By Susan Britt
Alabama Political Reporter
MONTGOMERY–Wednesday, Senate Bill 386 reforming sentencing guidelines made its way out of the House, carried by Bill Poole (R-Tuscaloosa) and is headed to the Governor.
The bill’s author and champion Senator Cam Ward (R-Alabaster) said, “The overcrowding situation in our prisons have really helped us see why we desperately need to reform our sentencing guidelines. Alabama has the single most overcrowded corrections system in the United States of America today. It is also the most underfunded system.”
Ward said that adding non-violent inmates to Alabama’s already overcrowded correctional system will only increase the problem. The population of new non-violent inmates going in to the system is over 50 percent. Alabama’s prison population hovering at 193 percent of capacity and is under a growing threat of takeover by the federal government. According to Federal statute once a correction system reaching a 200 percent capacity the feds takeover and mandate the prison system.
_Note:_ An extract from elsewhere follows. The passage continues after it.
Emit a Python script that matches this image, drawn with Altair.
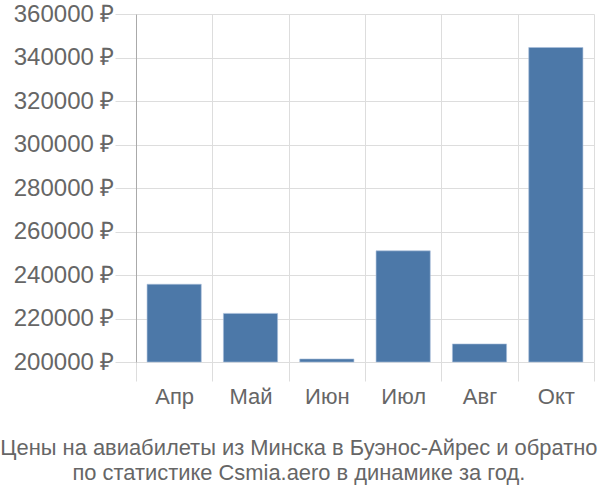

“It is only a matter of time until we are going to be on the other end of a federal lawsuit. I think this legislation by the work of the citizens’ commission, I have to say multiple parties were involved, victims’ right advocates, district attorneys, judges, law enforcement and legislators, all of these people together, working hard, really produced a good result,” said Ward.
Commissioner of Corrections Kim Thomas said that this piece of legislation addresses and answers the question of truth in sentencing while still insuring that violent offenders are going to prison and staying there.
Truth in Sentencing ensures that there will be more prisoners serving longer sentences, therefore, more people will be housed in penitentiaries. Truth in Sentencing is in direct conflict with reducing overcrowding and would greatly exacerbate the already critical mass of prisoners in Alabama correctional facilities.
Poole said, “Prison overcrowding and the issues that we face with our Department of Corrections in that regard is a huge, huge problem that we have to deal with in our state. I am pleased that we have taken a good, solid step forward to address that.”
Ward said that he based the Alabama law on a similar law which has been successful in Virginia.
The bill gives responsibility to the State’s Sentencing Commission to set guidelines for sentencing for non-violent offenders. The commission would then present the package of guidelines to the Legislature. The Legislature can either adopt or reject the package but if it does nothing during the Legislative Session the guidelines will go immediately into effect.
While Ward did not say it, this “do nothing” approach takes the politics out of sentencing reform and places the burden on the Sentencing Commission.
Currently, 25 percent of the General Fund Budget is set aside for corrections. Ward said, “It costs roughly $42 per day per inmate. If we can start shifting people away from those $42 a day brick and mortar facilities to a $21 community corrections program, we have a win, win situation”
Ward said that Alabama needs to start using existing alternative programs including drug courts, community corrections, work release programs and faith-based initiatives.
“I look forward as commissioner to implementing this legislation and being a part of that whole process with the sentencing commission, the legislature and others,” said Thomas
If the Governor signs the bill, the sentencing commission’s first set of guidelines are anticipated in December 2012.